In Adventures on October 22, 2009 at 12:22 am

Does it matter if you buy American?

– If a product can be made “more efficiently” by another country’s less expensive workforce, why shouldn’t it be?

The ship has sailed. No amount of my buying American-made T-shirts is going to reverse the trend of making 99% of American-purchased T-shirts in foreign countries. The only way we’ll get those jobs back is if we figure out how to make shirts so great that American buyers are willing to pay a premium, or so inexpensive that we can compete with other markets and their cheap labor. But that begs the question: do we really want or need those jobs? Obviously we need jobs, but do we really need those jobs? Wouldn’t we prefer something a little farther up the skill ladder? Isn’t that how a country’s economy naturally evolves, as it moves of the food chain?

The part that I most don’t understand, then, is how some companies still find it more economical to produce their products in the U.S. These companies’ products are on the shelves right next to imports that sell for roughly the same price–sometimes less, sometimes more.
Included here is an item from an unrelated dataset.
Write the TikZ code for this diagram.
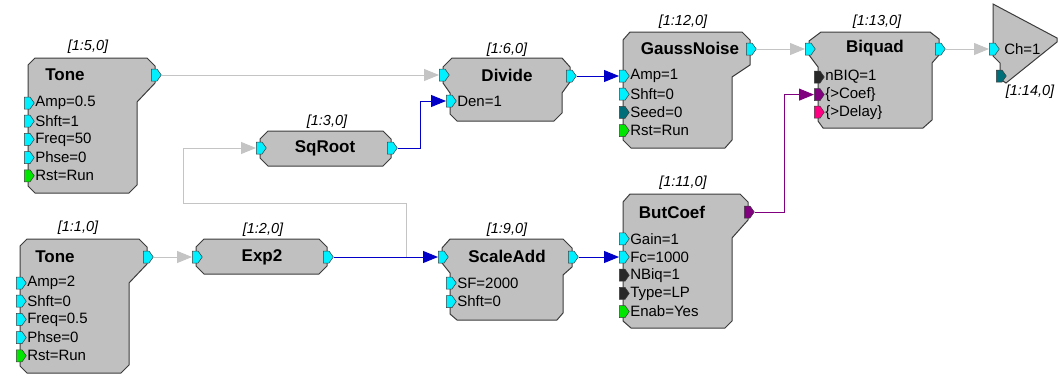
\documentclass[tikz,border=0pt]{standalone}
\usepackage{fontspec}
\setmainfont{Liberation Sans}
\usetikzlibrary{arrows.meta,positioning,shapes.symbols}
\pgfdeclarelayer{wires}
\pgfsetlayers{wires,main}
\definecolor{blockgray}{RGB}{192,192,192}
\definecolor{edgegray}{RGB}{60,60,60}
\definecolor{wiregray}{RGB}{196,196,196}
\definecolor{wireblue}{RGB}{0,0,200}
\definecolor{wirepurple}{RGB}{128,0,128}
\definecolor{pcyan}{RGB}{0,240,255}
\definecolor{pgreen}{RGB}{0,230,0}
\definecolor{pteal}{RGB}{0,110,120}
\definecolor{pdark}{RGB}{40,40,40}
\definecolor{ppink}{RGB}{255,0,130}
\begin{document}
\begin{tikzpicture}[x=1pt,y=-1pt,
    block/.style={draw=edgegray,fill=blockgray,line width=1pt,line join=miter},
    port/.style={signal,signal to=east,signal pointer angle=110,draw=edgegray,line width=0.5pt,
        fill=#1,inner sep=0pt,minimum width=10pt,minimum height=12pt,anchor=west},
    plabel/.style={font=\fontsize{15}{17}\selectfont,inner sep=0.5pt},
    title/.style={font=\bfseries\fontsize{17}{19}\selectfont,inner sep=0pt},
    idlabel/.style={font=\itshape\fontsize{14.5}{16}\selectfont,inner sep=0pt},
    wire/.style={draw=wiregray,line width=1pt,-{Triangle[length=15pt,width=12pt]}},
    bwire/.style={draw=wireblue,line width=1pt,-{Triangle[length=15pt,width=12pt]}},
    pwire/.style={draw=wirepurple,line width=1pt,-{Triangle[length=15pt,width=12pt]}}]
    \useasboundingbox (0,0) rectangle (1060,375);

    % blocks
    \draw[block,shift={(28,58)}] (7,0) -- (119,0) -- (127,8) -- (127,25) -- (109,44) -- (109,127) -- (101,135) -- (7,135) -- (0,128) -- (0,7) -- cycle;
    \draw[block,shift={(20,239)}] (7,0) -- (119,0) -- (127,8) -- (127,25) -- (109,44) -- (109,126) -- (101,134) -- (7,134) -- (0,127) -- (0,7) -- cycle;
    \draw[block,shift={(260,131)}] (8,0) -- (123,0) -- (131,8) -- (131,27) -- (123,35) -- (8,35) -- (0,27) -- (0,8) -- cycle;
    \draw[block,shift={(196,239)}] (8,0) -- (123,0) -- (131,8) -- (131,27) -- (123,35) -- (8,35) -- (0,27) -- (0,8) -- cycle;
    \draw[block,shift={(443,58)}] (9,0) -- (119,0) -- (127,9) -- (127,24) -- (119,35) -- (119,55) -- (111,63) -- (14,63) -- (7,56) -- (7,35) -- (0,25) -- (0,9) -- cycle;
    \draw[block,shift={(442,239)}] (8,0) -- (121,0) -- (130,9) -- (130,28) -- (121,36) -- (121,74) -- (115,81) -- (15,81) -- (8,75) -- (8,34) -- (0,24) -- (0,9) -- cycle;
    \draw[block,shift={(623,32)}] (7,0) -- (119,0) -- (127,8) -- (127,33) -- (109,45) -- (109,108) -- (102,116) -- (8,116) -- (0,108) -- (0,8) -- cycle;
    \draw[block,shift={(623,194)}] (7,0) -- (117,0) -- (125,8) -- (125,26) -- (109,44) -- (109,127) -- (102,134) -- (8,134) -- (0,127) -- (0,8) -- cycle;
    \draw[block,shift={(809,32)}] (12,0) -- (121,0) -- (130,7) -- (130,23) -- (123,31) -- (123,88) -- (114,96) -- (14,96) -- (9,89) -- (9,35) -- (0,23) -- (0,9) -- cycle;
    \draw[block] (993,4) -- (1057,38) -- (1057,42) -- (1006,83) -- (1000,79) -- (1000,63) -- (993,56) -- cycle; % output

    % titles and ids
    \node[title] at (65,75) {Tone};
    \node[idlabel] at (88,47) {[1:5,0]};
    \node[title] at (55,257) {Tone};
    \node[idlabel] at (78,228) {[1:1,0]};
    \node[title] at (325,148) {SqRoot};
    \node[idlabel] at (327,122) {[1:3,0]};
    \node[title] at (262,257) {Exp2};
    \node[idlabel] at (263,230) {[1:2,0]};
    \node[title] at (507,75) {Divide};
    \node[idlabel] at (507,50) {[1:6,0]};
    \node[title] at (507,256) {ScaleAdd};
    \node[idlabel] at (507,230) {[1:9,0]};
    \node[title] at (690,48) {GaussNoise};
    \node[idlabel] at (683,22) {[1:12,0]};
    \node[title] at (672,212) {ButCoef};
    \node[idlabel] at (683,183) {[1:11,0]};
    \node[title] at (875,48) {Biquad};
    \node[idlabel] at (877,22) {[1:13,0]};
    \node[idlabel] at (1030,92) {[1:14,0]};

    % ports
    \node[port=pcyan] (t5-out) at (151,75) {};
    \foreach \p/\txt/\c [count=\i from 0] in {amp/Amp=0.5/pcyan,shft/Shft=1/pcyan,freq/Freq=50/pcyan,phse/Phse=0/pcyan,rst/Rst=Run/pgreen}{
        \node[port=\c] (t5-\p) at (24,{103+18.2*\i}) {};
        \node[plabel,right=0pt of t5-\p] {\txt};
    }
    \node[port=pcyan] (t1-out) at (143,257) {};
    \foreach \p/\txt/\c [count=\i from 0] in {amp/Amp=2/pcyan,shft/Shft=0/pcyan,freq/Freq=0.5/pcyan,phse/Phse=0/pcyan,rst/Rst=Run/pgreen}{
        \node[port=\c] (t1-\p) at (16,{283+18.2*\i}) {};
        \node[plabel,right=0pt of t1-\p] {\txt};
    }
    \node[port=pcyan] (sq-in) at (256,148) {};
    \node[port=pcyan] (sq-out) at (387,148) {};
    \node[port=pcyan] (ex-in) at (192,257) {};
    \node[port=pcyan] (ex-out) at (323,257) {};
    \node[port=pcyan] (dv-in) at (439,75) {};
    \node[port=pcyan] (dv-out) at (566,76) {};
    \node[port=pcyan] (dv-den) at (446,101) {};
    \node[plabel,right=0pt of dv-den] {Den=1};
    \node[port=pcyan] (sa-in) at (438,257) {};
    \node[port=pcyan] (sa-out) at (568,257) {};
    \foreach \p/\txt/\c [count=\i from 0] in {sf/SF=2000/pcyan,shft/Shft=0/pcyan}{
        \node[port=\c] (sa-\p) at (446,{283+18.6*\i}) {};
        \node[plabel,right=0pt of sa-\p] {\txt};
    }
    \node[port=pcyan] (gn-out) at (746,49) {};
    \foreach \p/\txt/\c [count=\i from 0] in {amp/Amp=1/pcyan,shft/Shft=0/pcyan,seed/Seed=0/pteal,rst/Rst=Run/pgreen}{
        \node[port=\c] (gn-\p) at (619,{76+18.2*\i}) {};
        \node[plabel,right=0pt of gn-\p] {\txt};
    }
    \node[port=wirepurple] (bc-out) at (744,212) {};
    \foreach \p/\txt/\c [count=\i from 0] in {gain/Gain=1/pcyan,fc/Fc=1000/pcyan,nbiq/NBiq=1/pdark,type/Type=LP/pdark,enab/Enab=Yes/pgreen}{
        \node[port=\c] (bc-\p) at (619,{238.8+18.2*\i}) {};
        \node[plabel,right=0pt of bc-\p] {\txt};
    }
    \node[port=pcyan] (bq-in) at (805,49) {};
    \node[port=pcyan] (bq-out) at (935,49) {};
    \foreach \p/\txt/\c [count=\i from 0] in {nbiq/nBIQ=1/pdark,coef/\{>Coef\}/wirepurple,delay/\{>Delay\}/ppink}{
        \node[port=\c] (bq-\p) at (814,{77+17.6*\i}) {};
        \node[plabel,right=0pt of bq-\p] {\txt};
    }
    \node[port=pcyan] (ch-in) at (989,49) {};
    \node[plabel,right=4pt of ch-in] {Ch=1};
    \node[port=pteal] (ch-aux) at (996,76) {};

    % connectors
    \coordinate (tap) at (406,257);
    \begin{pgfonlayer}{wires}
        \draw[wire] (t5-out.east) -- (dv-in.west);
        \draw[wire] (t1-out.east) -- (ex-in.west);
        \draw[wire] (gn-out.east) -- (bq-in.west);
        \draw[wire] (bq-out.east) -- (ch-in.west);
        \draw[wire] (tap) |- (183,203) |- (sq-in.west);
        \draw[bwire] (ex-out.east) -- (sa-in.west);
        \draw[bwire] (sa-out.east) -- (bc-fc.west);
        \draw[bwire] (dv-out.east) -- (gn-amp.west);
        \draw[bwire] (sq-out.east) -- ++(23,0) |- (dv-den.west);
        \draw[pwire] (bc-out.east) -- ++(30,0) |- (bq-coef.west);
    \end{pgfonlayer}
\end{tikzpicture}
\end{document}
Like light bulbs, for example. Or beer. Or power tools. If it’s so damn less expensive to make stuff overseas, how come some companies still make their stuff here? Sure, some of them are the top quality brands in their respective fields, but others are just the also-rans.

– There are personal benefits that come from buying American.

Mostly because it limits the junk you can buy. That’s sort of the opposite of the intended outward effect of spurring the creation of more and more junk from within our borders. And also because you start paying attention to the particulars of the origins of the junk you’re about to buy.

– There are environmental benefits to buying American.

It’s just a different degree of buying locally. The less distance your stuff has to travel, the less of an impact it has on the world. That makes sense I suppose. I can wrap my head around that. Plus, don’t forget about the expensive rules and regulations that make making stuff in the U.S. more expensive. It’s because it’s harder to follow all of those environmental (and social) production rules. Like not dumping your waste in a river, for example.

So really, the American tag on a product is like a bonus. It represents a lot of good stuff. But what it doesn’t represent is a return to our manufacturing-based society. It may represent quality, it may represent safety, it may represent ecology, it may represent expense, and it may represent personal growth. But I don’t think it represents what most people think it represents. I think it matters, but I don’t think it matters for the reasons most people think it matters.